I have a particular part of code introduce some trouble. They are simplified as following:
#include <exception>
#include <cmath>
#include <string>
#include <iostream>
// define the "not implement" error
class tempException: public std::exception
{
public:
virtual const char* what() const throw()
{
return "not been implemented!";
}
} nondeferr;
// the template class
template <typename T>
class A
{
public:
template <typename Val>
Val getValue(T t) { throw nondeferr; }
template<>
double getValue(T t) { return exp( 1.5 * t ); } //Specialize the getValue for double type.
};
// test code
int main()
{
try
{
A<int> testA;
std::cout << testA.getValue<double>(2) << std::endl;
std::cout << testA.getValue<std::string>(2) << std::endl;
}
catch (tempException& e)
{
std::cout << e.what() << std::endl;
}
return 0;
}
To compile this sample code in UNIX, the compilation error comes out as the explicit specialization cannot be in the class A scope.
Here the getValue function only different from the return type, so we cannot modify it using the overload way.
And for some reason, change class A with simple template variable T to class A with double template variables T and Val is not allowed. It will introduce a lots of changes when we try to use this basic class.
May I know if there is any solution? I am currently remove the getValue function, replace it as getDoubleValue... But that is not so good too.

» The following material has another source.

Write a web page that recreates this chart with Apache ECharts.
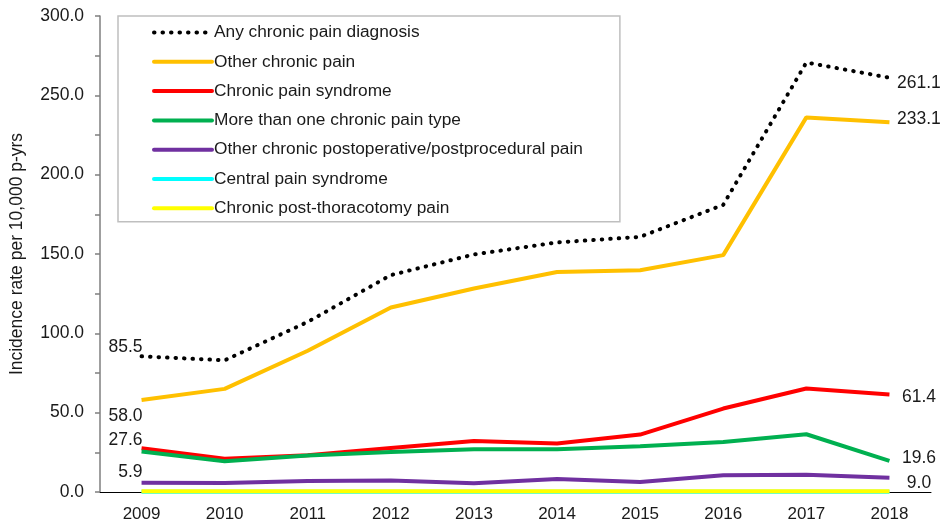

For those who interested, now the class A looks like this:
template <typename T>
class A
{
public:
// the Get Value we want
template <typename R>
R getValue(T t) { return get_value_impl<R>::apply(*this, t); }
// the general get value struct
template<typename R, typename = void>
struct get_value_impl
{
static R apply(A a, T t) { throw nondeferr; }
};
// partial specialization, which is allowed in std C++
template <typename S>
struct get_value_impl<double, S>
{
static double apply(A a, T t) { return exp( 1.5 * t ); }
};
};
The logic behind is explicit specialization is not allowed in standard. However, partial specialization is allowed. Thanks Anycorn again for the splendid solution.
// the template class
template <typename T>
class A {
template<>
double getValue(T t) { return exp( 1.5 * t ); }
};
This isnt allowed by standard.
do:
template <typename T>
class A {
template<class R>
R getValue(T t) { return get_value_impl<double>::apply(*this, t); }
template<class R, class = void>
struct get_value_impl; // specialize this
};
It is not allowed to specialize a member function without specializing the surrounding class. Visual Studio allows this as an extension.